Start PROVIDED DATA

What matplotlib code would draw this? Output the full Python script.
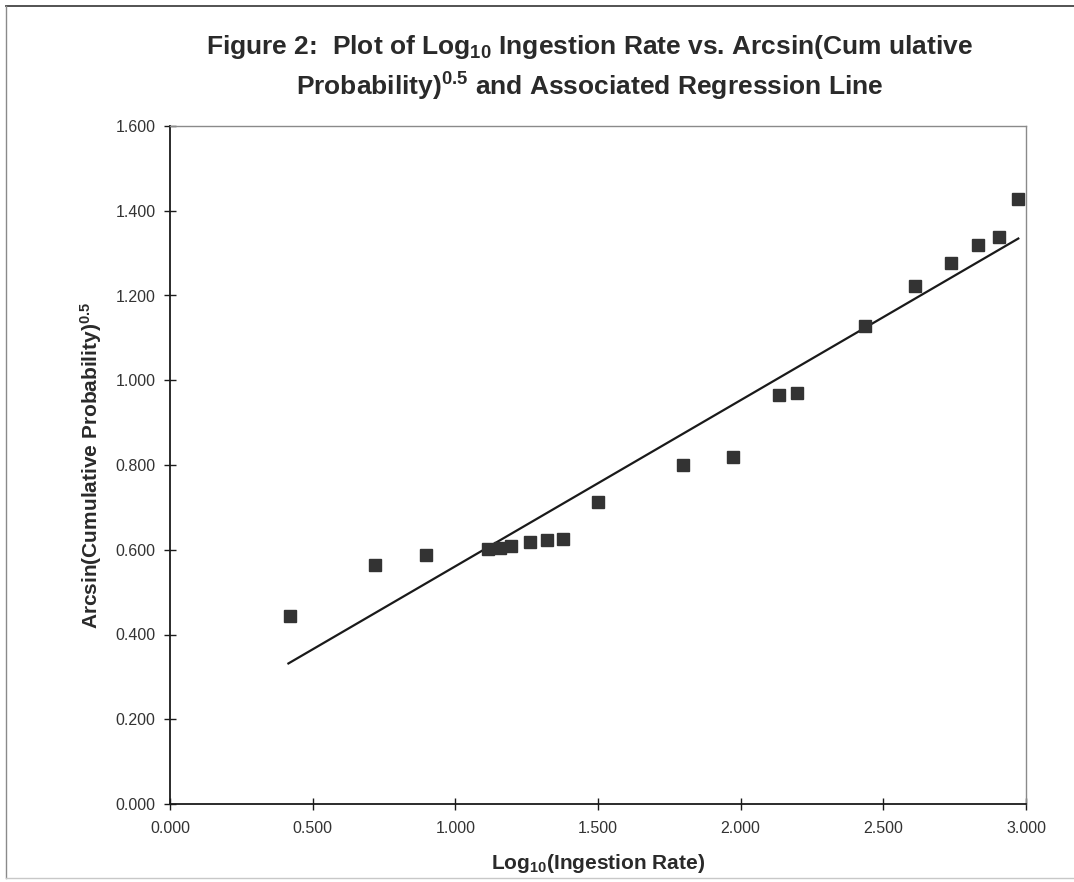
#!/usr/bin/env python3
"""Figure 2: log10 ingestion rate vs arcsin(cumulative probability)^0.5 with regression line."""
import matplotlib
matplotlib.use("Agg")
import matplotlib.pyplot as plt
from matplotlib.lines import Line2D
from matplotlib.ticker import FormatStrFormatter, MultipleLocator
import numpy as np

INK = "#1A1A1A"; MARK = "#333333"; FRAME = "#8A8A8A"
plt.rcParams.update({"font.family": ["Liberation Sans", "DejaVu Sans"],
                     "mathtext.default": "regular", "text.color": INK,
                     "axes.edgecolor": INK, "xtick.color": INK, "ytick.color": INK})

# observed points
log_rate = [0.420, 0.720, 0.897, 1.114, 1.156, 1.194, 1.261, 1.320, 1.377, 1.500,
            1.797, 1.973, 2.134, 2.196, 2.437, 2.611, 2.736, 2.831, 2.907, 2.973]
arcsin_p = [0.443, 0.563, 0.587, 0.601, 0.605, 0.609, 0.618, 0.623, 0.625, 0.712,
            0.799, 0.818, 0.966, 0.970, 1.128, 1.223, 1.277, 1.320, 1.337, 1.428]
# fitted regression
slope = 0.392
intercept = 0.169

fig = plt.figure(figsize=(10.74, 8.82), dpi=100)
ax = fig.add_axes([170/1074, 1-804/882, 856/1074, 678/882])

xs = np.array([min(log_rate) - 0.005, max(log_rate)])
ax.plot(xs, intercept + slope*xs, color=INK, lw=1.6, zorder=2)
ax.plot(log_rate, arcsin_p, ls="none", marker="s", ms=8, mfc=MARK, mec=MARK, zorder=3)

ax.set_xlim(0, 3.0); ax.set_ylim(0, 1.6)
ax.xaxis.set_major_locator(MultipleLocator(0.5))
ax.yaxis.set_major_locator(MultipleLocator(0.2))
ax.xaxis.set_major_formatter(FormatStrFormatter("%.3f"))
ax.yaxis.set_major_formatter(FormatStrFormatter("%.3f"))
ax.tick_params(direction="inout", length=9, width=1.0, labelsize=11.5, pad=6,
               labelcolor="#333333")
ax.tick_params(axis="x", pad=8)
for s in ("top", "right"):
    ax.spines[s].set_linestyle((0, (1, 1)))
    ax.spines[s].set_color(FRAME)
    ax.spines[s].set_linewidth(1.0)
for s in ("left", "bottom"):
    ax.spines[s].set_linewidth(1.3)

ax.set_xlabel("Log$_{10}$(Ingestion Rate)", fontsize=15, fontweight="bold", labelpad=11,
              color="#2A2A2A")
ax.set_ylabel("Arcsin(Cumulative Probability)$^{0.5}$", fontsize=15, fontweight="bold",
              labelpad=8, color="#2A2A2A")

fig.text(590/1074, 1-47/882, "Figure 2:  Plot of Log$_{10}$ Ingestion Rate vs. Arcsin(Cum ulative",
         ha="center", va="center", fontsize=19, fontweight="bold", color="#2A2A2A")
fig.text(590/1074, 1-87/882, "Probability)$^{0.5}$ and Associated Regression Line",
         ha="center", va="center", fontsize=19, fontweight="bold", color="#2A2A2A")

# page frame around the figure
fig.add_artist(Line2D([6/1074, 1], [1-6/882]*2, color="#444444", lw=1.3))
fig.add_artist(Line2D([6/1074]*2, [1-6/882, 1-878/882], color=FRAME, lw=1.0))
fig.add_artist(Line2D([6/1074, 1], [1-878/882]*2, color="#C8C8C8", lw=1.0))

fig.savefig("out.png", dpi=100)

End PROVIDED DATA

:: TASK GOAL ::
Restate the whole of the material word for word without the pictures.

:: SOLUTION ::
What matplotlib code would draw this? Output the full Python script.
#!/usr/bin/env python3
"""Figure 2: log10 ingestion rate vs arcsin(cumulative probability)^0.5 with regression line."""
import matplotlib
matplotlib.use("Agg")
import matplotlib.pyplot as plt
from matplotlib.lines import Line2D
from matplotlib.ticker import FormatStrFormatter, MultipleLocator
import numpy as np

INK = "#1A1A1A"; MARK = "#333333"; FRAME = "#8A8A8A"
plt.rcParams.update({"font.family": ["Liberation Sans", "DejaVu Sans"],
                     "mathtext.default": "regular", "text.color": INK,
                     "axes.edgecolor": INK, "xtick.color": INK, "ytick.color": INK})

# observed points
log_rate = [0.420, 0.720, 0.897, 1.114, 1.156, 1.194, 1.261, 1.320, 1.377, 1.500,
            1.797, 1.973, 2.134, 2.196, 2.437, 2.611, 2.736, 2.831, 2.907, 2.973]
arcsin_p = [0.443, 0.563, 0.587, 0.601, 0.605, 0.609, 0.618, 0.623, 0.625, 0.712,
            0.799, 0.818, 0.966, 0.970, 1.128, 1.223, 1.277, 1.320, 1.337, 1.428]
# fitted regression
slope = 0.392
intercept = 0.169

fig = plt.figure(figsize=(10.74, 8.82), dpi=100)
ax = fig.add_axes([170/1074, 1-804/882, 856/1074, 678/882])

xs = np.array([min(log_rate) - 0.005, max(log_rate)])
ax.plot(xs, intercept + slope*xs, color=INK, lw=1.6, zorder=2)
ax.plot(log_rate, arcsin_p, ls="none", marker="s", ms=8, mfc=MARK, mec=MARK, zorder=3)

ax.set_xlim(0, 3.0); ax.set_ylim(0, 1.6)
ax.xaxis.set_major_locator(MultipleLocator(0.5))
ax.yaxis.set_major_locator(MultipleLocator(0.2))
ax.xaxis.set_major_formatter(FormatStrFormatter("%.3f"))
ax.yaxis.set_major_formatter(FormatStrFormatter("%.3f"))
ax.tick_params(direction="inout", length=9, width=1.0, labelsize=11.5, pad=6,
               labelcolor="#333333")
ax.tick_params(axis="x", pad=8)
for s in ("top", "right"):
    ax.spines[s].set_linestyle((0, (1, 1)))
    ax.spines[s].set_color(FRAME)
    ax.spines[s].set_linewidth(1.0)
for s in ("left", "bottom"):
    ax.spines[s].set_linewidth(1.3)

ax.set_xlabel("Log$_{10}$(Ingestion Rate)", fontsize=15, fontweight="bold", labelpad=11,
              color="#2A2A2A")
ax.set_ylabel("Arcsin(Cumulative Probability)$^{0.5}$", fontsize=15, fontweight="bold",
              labelpad=8, color="#2A2A2A")

fig.text(590/1074, 1-47/882, "Figure 2:  Plot of Log$_{10}$ Ingestion Rate vs. Arcsin(Cum ulative",
         ha="center", va="center", fontsize=19, fontweight="bold", color="#2A2A2A")
fig.text(590/1074, 1-87/882, "Probability)$^{0.5}$ and Associated Regression Line",
         ha="center", va="center", fontsize=19, fontweight="bold", color="#2A2A2A")

# page frame around the figure
fig.add_artist(Line2D([6/1074, 1], [1-6/882]*2, color="#444444", lw=1.3))
fig.add_artist(Line2D([6/1074]*2, [1-6/882, 1-878/882], color=FRAME, lw=1.0))
fig.add_artist(Line2D([6/1074, 1], [1-878/882]*2, color="#C8C8C8", lw=1.0))

fig.savefig("out.png", dpi=100)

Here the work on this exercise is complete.